- TO DO -
Every line from the start of the entries up to and including the one bearing "fig.savefig('out.png', dpi=100)" must be printed verbatim, without the pictures.

- TASK INPUT -

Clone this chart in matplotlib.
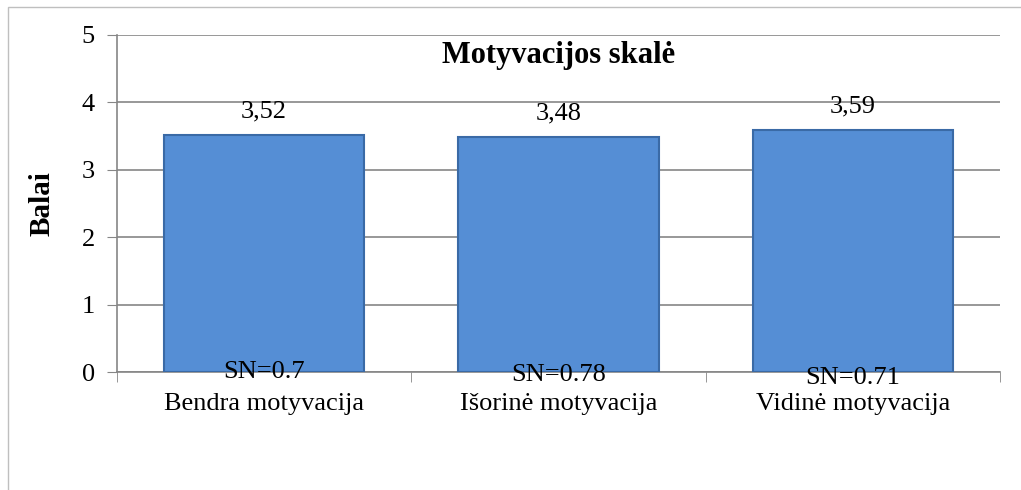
import numpy as np
import matplotlib.pyplot as plt
from matplotlib.patches import Rectangle

categories = ["Bendra motyvacija", "Išorinė motyvacija", "Vidinė motyvacija"]
means = [3.52, 3.48, 3.59]
mean_labels = ["3,52", "3,48", "3,59"]
sd_labels = ["SN=0.7", "SN=0.78", "SN=0.71"]

plt.rcParams['font.family'] = ['Liberation Serif', 'DejaVu Serif']

fig = plt.figure(figsize=(10.21, 4.9), dpi=100)
fig.patches.append(Rectangle((8 / 1021, -0.01), 1.0, 1 - 7 / 490 + 0.01,
                             transform=fig.transFigure, fill=False,
                             edgecolor='#bfbfbf', linewidth=1))
ax = fig.add_axes([117 / 1021, 1 - 372 / 490, (1000 - 117) / 1021, (372 - 35) / 490])

x = np.arange(len(categories))
ax.bar(x, means, width=0.68, color='#558ed5', edgecolor='#3a6aa6', linewidth=1.5, zorder=3)

# value labels above the bars
for xi, m, lab in zip(x, means, mean_labels):
    ax.annotate(lab, (xi, m), xytext=(0, 9), textcoords='offset points',
                ha='center', va='bottom', fontsize=19, zorder=4)

# SD labels near the base
sd_offsets = [0, -2, -4]
for xi, lab, off in zip(x, sd_labels, sd_offsets):
    ax.annotate(lab, (xi, 0), xytext=(0, off), textcoords='offset points',
                ha='center', va='center', fontsize=19, zorder=4)

ax.set_xlim(-0.5, 2.5)
ax.set_ylim(0, 5)
ax.set_yticks(range(6))
ax.yaxis.grid(True, color='#868686', linewidth=1.2, zorder=0)
ax.tick_params(axis='y', labelsize=19, length=7, color='#868686', pad=9)

ax.set_xticks(x)
ax.set_xticklabels(categories, fontsize=19)
ax.tick_params(axis='x', length=0, pad=15)
ax.set_xticks([-0.5, 0.5, 1.5, 2.5], minor=True)
ax.tick_params(axis='x', which='minor', length=7, color='#868686', direction='out')

for s in ['top', 'right']:
    ax.spines[s].set_visible(False)
for s in ['left', 'bottom']:
    ax.spines[s].set_color('#868686')
    ax.spines[s].set_linewidth(1.2)

ax.set_ylabel('Balai', fontsize=21, fontweight='bold', labelpad=19)
ax.text(0.5, 0.94, 'Motyvacijos skalė', transform=ax.transAxes, ha='center',
        va='center', fontsize=22, fontweight='bold')

fig.savefig('out.png', dpi=100)
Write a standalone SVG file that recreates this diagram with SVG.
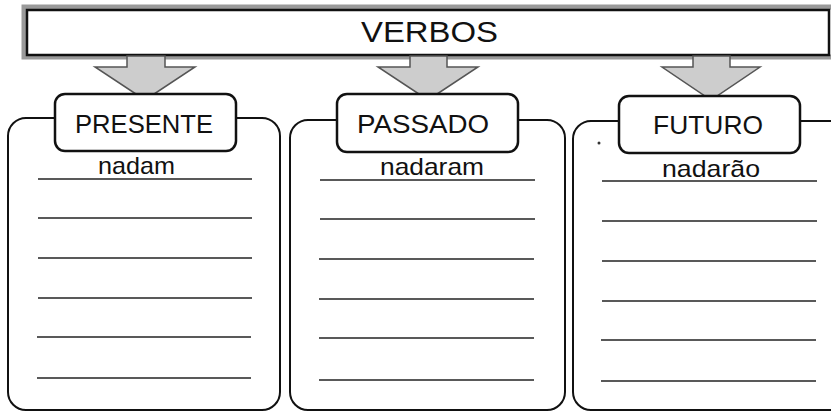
<svg xmlns="http://www.w3.org/2000/svg" width="831" height="412" viewBox="0 0 831 412">
<defs>
<style>
.bar-outer{fill:none;stroke:#9a9a9a;stroke-width:5}
.bar-inner{fill:#fff;stroke:#111;stroke-width:2.5}
.arrow{fill:#cdcdcd;stroke:#555;stroke-width:1.5;stroke-linejoin:miter}
.big{fill:#fff;stroke:#111;stroke-width:2}
.lbl{fill:#fff;stroke:#111;stroke-width:2.5}
.rule{stroke:#222;stroke-width:1.6}
.t{font-family:"Liberation Sans","DejaVu Sans",sans-serif;fill:#111}
.h{font-size:25px;text-anchor:start}
.w{font-size:24px}
</style>
</defs>
<rect width="831" height="412" fill="#fff"/>
<g id="verbos">
<rect class="bar-outer" x="24" y="7" width="810" height="50"/>
<rect class="bar-inner" x="27" y="10" width="802" height="45"/>
<text class="t" x="361" y="42" font-size="30" textLength="137" lengthAdjust="spacingAndGlyphs">VERBOS</text>
</g>
<g id="connectors">
<path class="arrow" d="M127,56 L127,67 L95,67 L145,100 L195,67 L165,67 L165,56 Z"/>
<path class="arrow" d="M410,56 L410,67 L378,67 L428,100 L478,67 L447,67 L447,56 Z"/>
<path class="arrow" d="M693,56 L693,67 L662,67 L711,100 L760,67 L730,67 L730,56 Z"/>
</g>
<g id="presente">
<rect class="big" x="8" y="118" width="272" height="292" rx="18"/>
<rect class="lbl" x="55" y="94" width="181" height="57" rx="10"/>
<text class="t h" x="75" y="133" textLength="138" lengthAdjust="spacingAndGlyphs">PRESENTE</text>
<text class="t w" x="98" y="174" textLength="77" lengthAdjust="spacingAndGlyphs">nadam</text>
<g class="rule">
<line x1="38" y1="179" x2="252" y2="179"/>
<line x1="38" y1="218" x2="252" y2="218"/>
<line x1="38" y1="258" x2="252" y2="258"/>
<line x1="38" y1="298" x2="252" y2="298"/>
<line x1="37" y1="337" x2="251" y2="337"/>
<line x1="37" y1="378" x2="251" y2="378"/>
</g>
</g>
<g id="passado">
<rect class="big" x="290" y="120" width="275" height="290" rx="18"/>
<rect class="lbl" x="337" y="94" width="181" height="58" rx="10"/>
<text class="t h" x="357" y="133" textLength="132" lengthAdjust="spacingAndGlyphs">PASSADO</text>
<text class="t w" x="380" y="175" textLength="104" lengthAdjust="spacingAndGlyphs">nadaram</text>
<g class="rule">
<line x1="320" y1="180" x2="535" y2="180"/>
<line x1="320" y1="219" x2="535" y2="219"/>
<line x1="319" y1="259" x2="534" y2="259"/>
<line x1="319" y1="299" x2="534" y2="299"/>
<line x1="319" y1="338" x2="534" y2="338"/>
<line x1="319" y1="380" x2="534" y2="380"/>
</g>
</g>
<g id="futuro">
<rect class="big" x="573" y="121" width="280" height="289" rx="18"/>
<circle cx="599" cy="143" r="1.5" fill="#333"/>
<rect class="lbl" x="619" y="96" width="181" height="57" rx="10"/>
<text class="t h" x="653" y="134" textLength="110" lengthAdjust="spacingAndGlyphs">FUTURO</text>
<text class="t w" x="662" y="177" textLength="98" lengthAdjust="spacingAndGlyphs">nadarão</text>
<g class="rule">
<line x1="602" y1="181" x2="817" y2="181"/>
<line x1="602" y1="221" x2="817" y2="221"/>
<line x1="602" y1="261" x2="816" y2="261"/>
<line x1="602" y1="301" x2="816" y2="301"/>
<line x1="601" y1="340" x2="816" y2="340"/>
<line x1="601" y1="381" x2="816" y2="381"/>
</g>
</g>
</svg>
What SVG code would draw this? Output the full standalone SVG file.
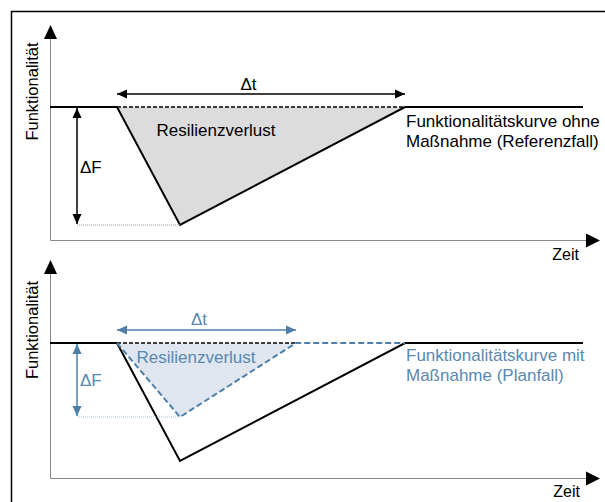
<svg xmlns="http://www.w3.org/2000/svg" width="605" height="502" viewBox="0 0 605 502">
<style>
.t{font-family:"Liberation Sans",Arial,sans-serif;font-size:17px;fill:#000}
.s{font-size:16.5px}
.z{font-size:16px}
.b{fill:#5a88b0}
.axis{stroke:#8a8a8a;stroke-width:1;fill:none}
.curve{stroke:#000;stroke-width:2;fill:none;stroke-linejoin:miter}
.blk{stroke:#000;stroke-width:1.5;fill:none}
.blu{stroke:#4f7fa8;stroke-width:1.5;fill:none}
</style>
<defs>
<marker id="ak" viewBox="0 0 10 10" refX="10" refY="5" markerWidth="10" markerHeight="10" markerUnits="userSpaceOnUse" orient="auto-start-reverse"><path d="M0,0.5 L10,5 L0,9.5 Z" fill="#000"/></marker>
<marker id="ab" viewBox="0 0 10 10" refX="10" refY="5" markerWidth="10" markerHeight="10" markerUnits="userSpaceOnUse" orient="auto-start-reverse"><path d="M0,0.5 L10,5 L0,9.5 Z" fill="#4f7fa8"/></marker>
</defs>
<rect width="605" height="502" fill="#fff"/>
<rect x="11.5" y="11.5" width="700" height="600" fill="none" stroke="#000" stroke-width="1.5"/>

<g id="panel-top">
  <g id="axes-top">
    <line class="axis" x1="50.5" y1="38" x2="50.5" y2="240.5"/>
    <polygon points="50.5,25 44,39 57,39" fill="#000"/>
    <line class="axis" x1="50.5" y1="240.5" x2="587" y2="240.5"/>
    <polygon points="600,240.5 586,233.5 586,247.5" fill="#000"/>
    <text class="t s" transform="translate(38,91.5) rotate(-90)" text-anchor="middle">Funktionalität</text>
    <text class="t z" x="579" y="260" text-anchor="end">Zeit</text>
  </g>
  <g id="loss-top">
    <polygon points="117,107 180,225 405,107" fill="#dcdcdc"/>
    <text class="t" x="216" y="136" text-anchor="middle">Resilienzverlust</text>
  </g>
  <g id="curve-top">
    <polyline class="curve" points="50,107 117,107 180,225 405,107 583,107"/>
    <line x1="117" y1="107" x2="405" y2="107" stroke="#000" stroke-width="1.3" stroke-dasharray="4,2"/>
    <text class="t" x="406" y="127">Funktionalitätskurve ohne</text>
    <text class="t" x="406" y="147">Maßnahme (Referenzfall)</text>
  </g>
  <g id="dt-top">
    <line class="blk" x1="117" y1="94" x2="405" y2="94" marker-start="url(#ak)" marker-end="url(#ak)"/>
    <text class="t" x="248.5" y="90" text-anchor="middle">Δt</text>
  </g>
  <g id="dF-top">
    <line class="blk" x1="77" y1="108" x2="77" y2="224" marker-start="url(#ak)" marker-end="url(#ak)"/>
    <line x1="77" y1="225" x2="180" y2="225" stroke="#999" stroke-width="1" stroke-dasharray="1,1"/>
    <text class="t" x="80" y="173">ΔF</text>
  </g>
</g>

<g id="panel-bottom">
  <g id="axes-bottom">
    <line class="axis" x1="50.5" y1="273" x2="50.5" y2="478.5"/>
    <polygon points="50.5,260 44,274 57,274" fill="#000"/>
    <line class="axis" x1="50.5" y1="478.5" x2="587" y2="478.5"/>
    <polygon points="600,478.5 586,471.5 586,485.5" fill="#000"/>
    <text class="t s" transform="translate(38,330) rotate(-90)" text-anchor="middle">Funktionalität</text>
    <text class="t z" x="580" y="497" text-anchor="end">Zeit</text>
  </g>
  <g id="loss-bottom">
    <polygon points="117,343 180,417 296,343" fill="#dfe6f0"/>
    <text class="t b" x="196" y="363" text-anchor="middle">Resilienzverlust</text>
  </g>
  <g id="curve-bottom">
    <polyline class="curve" points="50,343 117,343 180,461 405,343 583,343"/>
    <line x1="117" y1="343" x2="297" y2="343" stroke="#000" stroke-width="1.3" stroke-dasharray="4,2"/>
    <polyline points="117,343 180,417 296,343 405,343" fill="none" stroke="#4f7fa8" stroke-width="2" stroke-dasharray="6,3"/>
    <text class="t b" x="406" y="361">Funktionalitätskurve mit</text>
    <text class="t b" x="406" y="381">Maßnahme (Planfall)</text>
  </g>
  <g id="dt-bottom">
    <line class="blu" x1="117" y1="330" x2="296" y2="330" marker-start="url(#ab)" marker-end="url(#ab)"/>
    <text class="t b" x="199" y="325" text-anchor="middle">Δt</text>
  </g>
  <g id="dF-bottom">
    <line class="blu" x1="77" y1="344" x2="77" y2="416" marker-start="url(#ab)" marker-end="url(#ab)"/>
    <line x1="77" y1="417" x2="180" y2="417" stroke="#aac4dc" stroke-width="1" stroke-dasharray="1,1"/>
    <text class="t b" x="80" y="386">ΔF</text>
  </g>
</g>
</svg>
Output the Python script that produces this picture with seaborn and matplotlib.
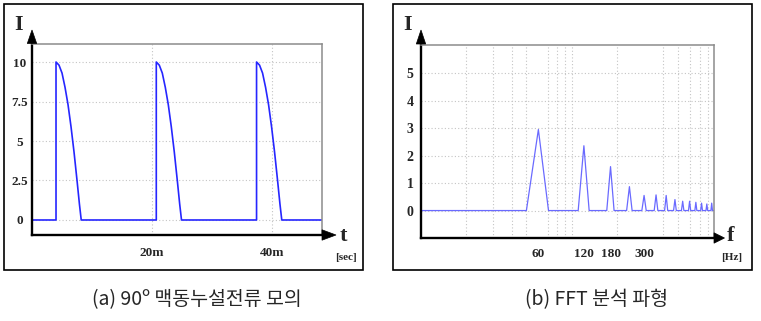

- RESPONSE BELOW -
Clone this chart in matplotlib.
import numpy as np
import matplotlib.pyplot as plt
from matplotlib.patches import Rectangle

categories = ["Bendra motyvacija", "Išorinė motyvacija", "Vidinė motyvacija"]
means = [3.52, 3.48, 3.59]
mean_labels = ["3,52", "3,48", "3,59"]
sd_labels = ["SN=0.7", "SN=0.78", "SN=0.71"]

plt.rcParams['font.family'] = ['Liberation Serif', 'DejaVu Serif']

fig = plt.figure(figsize=(10.21, 4.9), dpi=100)
fig.patches.append(Rectangle((8 / 1021, -0.01), 1.0, 1 - 7 / 490 + 0.01,
                             transform=fig.transFigure, fill=False,
                             edgecolor='#bfbfbf', linewidth=1))
ax = fig.add_axes([117 / 1021, 1 - 372 / 490, (1000 - 117) / 1021, (372 - 35) / 490])

x = np.arange(len(categories))
ax.bar(x, means, width=0.68, color='#558ed5', edgecolor='#3a6aa6', linewidth=1.5, zorder=3)

# value labels above the bars
for xi, m, lab in zip(x, means, mean_labels):
    ax.annotate(lab, (xi, m), xytext=(0, 9), textcoords='offset points',
                ha='center', va='bottom', fontsize=19, zorder=4)

# SD labels near the base
sd_offsets = [0, -2, -4]
for xi, lab, off in zip(x, sd_labels, sd_offsets):
    ax.annotate(lab, (xi, 0), xytext=(0, off), textcoords='offset points',
                ha='center', va='center', fontsize=19, zorder=4)

ax.set_xlim(-0.5, 2.5)
ax.set_ylim(0, 5)
ax.set_yticks(range(6))
ax.yaxis.grid(True, color='#868686', linewidth=1.2, zorder=0)
ax.tick_params(axis='y', labelsize=19, length=7, color='#868686', pad=9)

ax.set_xticks(x)
ax.set_xticklabels(categories, fontsize=19)
ax.tick_params(axis='x', length=0, pad=15)
ax.set_xticks([-0.5, 0.5, 1.5, 2.5], minor=True)
ax.tick_params(axis='x', which='minor', length=7, color='#868686', direction='out')

for s in ['top', 'right']:
    ax.spines[s].set_visible(False)
for s in ['left', 'bottom']:
    ax.spines[s].set_color('#868686')
    ax.spines[s].set_linewidth(1.2)

ax.set_ylabel('Balai', fontsize=21, fontweight='bold', labelpad=19)
ax.text(0.5, 0.94, 'Motyvacijos skalė', transform=ax.transAxes, ha='center',
        va='center', fontsize=22, fontweight='bold')

fig.savefig('out.png', dpi=100)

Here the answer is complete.